Late in the 15th century German drama, hitherto restricted to passion plays and other religious spectacles, began to take on secular form in the Fastnachtsspiele (“Shrovetide plays”), allegorical comic dramas performed during the carnival season. Worldly elements gradually penetrated even the religious Christmas and Easter plays. Among the important dramatists of the Reformation period were Burkard Waldis, who also wrote satiric fables, Nikodemus Frischlin, and Hans Sachs, a poet and dramatist who was noted for his Fastnachtsspiele.

An attempt to bring French influences into German literature was made during the early 17th century by the critic Martin Opitz. In his principal work, Das Buch von der deutschen Poeterey (Book of German Poetry, 1624), Opitz demanded that German writers imitate contemporary French models in style, meter, and pattern. Although some of the literary academies carried his rules to extremes of complicated formality, several poets, influenced by Opitz, achieved an increased individuality of expression. Among them were Simon Dach; Paul Flemming; Johann Scheffler, commonly called Angelus Silesius; and Baron Friedrich von Logau. Protestant poetry of the 17th century reached its height in the hymns of Paul Gerhardt.

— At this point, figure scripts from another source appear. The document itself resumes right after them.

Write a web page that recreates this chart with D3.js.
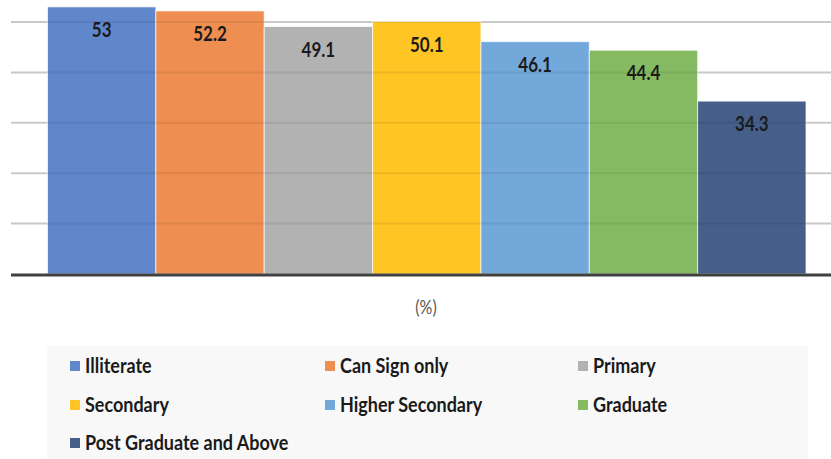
<!DOCTYPE html>
<html>
<head>
<meta charset="utf-8">
<script src="https://cdn.jsdelivr.net/npm/d3@7/dist/d3.min.js"></script>
<style>
  html, body { margin: 0; padding: 0; background: #fff; }
  svg { display: block; }
</style>
</head>
<body>
<svg id="chart" width="831" height="459"></svg>
<script>
const categories = ["Illiterate", "Can Sign only", "Primary", "Secondary", "Higher Secondary", "Graduate", "Post Graduate and Above"];
const values = [53, 52.2, 49.1, 50.1, 46.1, 44.4, 34.3];
const colors = ["#6087cb", "#ee8e50", "#b2b2b2", "#fec524", "#73a8da", "#86ba62", "#455f8a"];
const gridTicks = [10, 20, 30, 40, 50];
const axisTitle = "(%)";

const svg = d3.select("#chart");
const font = "Lato, 'Open Sans', sans-serif";

const x = d3.scaleBand().domain(categories).range([47.5, 806]).padding(0);
const y = d3.scaleLinear().domain([0, 50]).range([274, 22]);

// gridlines behind
svg.append("g").selectAll("line").data(gridTicks).join("line")
  .attr("x1", 11).attr("x2", 831)
  .attr("y1", d => y(d)).attr("y2", d => y(d))
  .attr("stroke", "#d9d9d9").attr("stroke-width", 2);

// bars
svg.append("g").selectAll("rect").data(categories).join("rect")
  .attr("x", d => x(d))
  .attr("y", (d, i) => y(values[i]))
  .attr("width", x.bandwidth())
  .attr("height", (d, i) => y(0) - y(values[i]))
  .attr("fill", (d, i) => colors[i])
  .attr("stroke", "rgba(255,255,255,0.7)")
  .attr("stroke-width", 1);

// gridlines seen through bars
svg.append("g").selectAll("line").data(gridTicks).join("line")
  .attr("x1", 11).attr("x2", 831)
  .attr("y1", d => y(d)).attr("y2", d => y(d))
  .attr("stroke", "rgba(0,0,0,0.07)").attr("stroke-width", 2);

// baseline
svg.append("line")
  .attr("x1", 11).attr("x2", 831)
  .attr("y1", y(0) + 1).attr("y2", y(0) + 1)
  .attr("stroke", "#404040").attr("stroke-width", 3);

// value labels
svg.append("g").selectAll("text").data(categories).join("text")
  .attr("transform", (d, i) => `translate(${x(d) + x.bandwidth() / 2},${y(values[i]) + 23}) scale(1,1.2)`)
  .attr("dy", "0.35em")
  .attr("text-anchor", "middle")
  .attr("font-family", font)
  .attr("font-weight", "bold")
  .attr("font-size", 17)
  .attr("fill", "#1a1a1a")
  .text((d, i) => values[i]);

// axis title
svg.append("text")
  .attr("transform", "translate(426,308) scale(1,1.15)")
  .attr("dy", "0.35em")
  .attr("text-anchor", "middle")
  .attr("font-family", font).attr("font-size", 16)
  .attr("fill", "#595959")
  .text(axisTitle);

// legend
svg.append("rect")
  .attr("x", 47).attr("y", 346).attr("width", 761).attr("height", 113)
  .attr("fill", "#f8f8f8");

const colX = [70, 325, 578];
const rowY = [366, 405, 443];
const leg = svg.append("g").selectAll("g").data(categories).join("g")
  .attr("transform", (d, i) => `translate(${colX[i % 3]},${rowY[Math.floor(i / 3)]})`);
leg.append("rect")
  .attr("x", 0).attr("y", -5).attr("width", 10).attr("height", 10)
  .attr("fill", (d, i) => colors[i]);
leg.append("text")
  .attr("transform", "translate(15,0) scale(1,1.15)")
  .attr("dy", "0.35em")
  .attr("font-family", font).attr("font-weight", "bold").attr("font-size", 18)
  .attr("fill", "#1a1a1a")
  .text(d => d);
</script>
</body>
</html>
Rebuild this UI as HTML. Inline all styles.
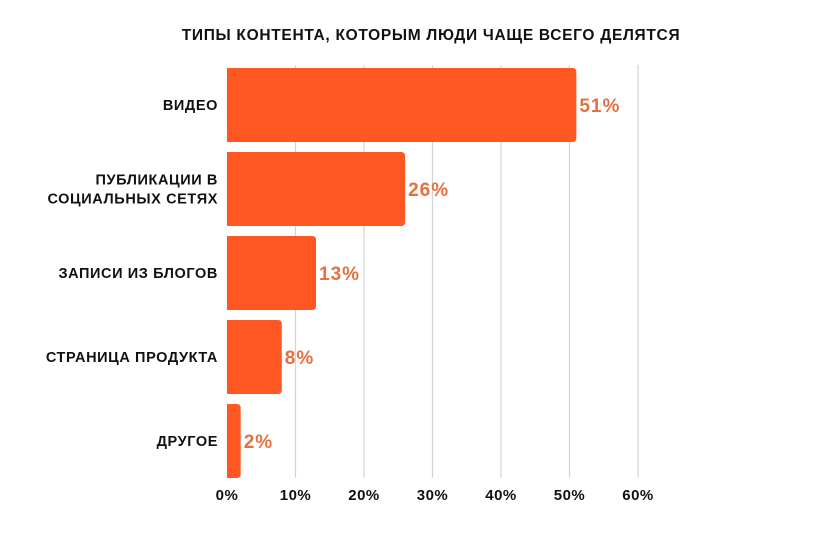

The development of German literature was halted for more than a generation by the Thirty Years’ War (1618-1648). The effects of the conflict can be seen in the work of the novelist Hans Jakob Christoph von Grimmelshausen. His tale of a disillusioned farmer’s son, Der abenteuerliche Simplicissimus (1669; The Adventurous Simplicissimus, 1912), is the first great novel in the German language. Such comedies as Peter Squenz (1663) by the satirist Andreas Gryphius also describe the disillusionment and disenchantment that inevitably followed the war.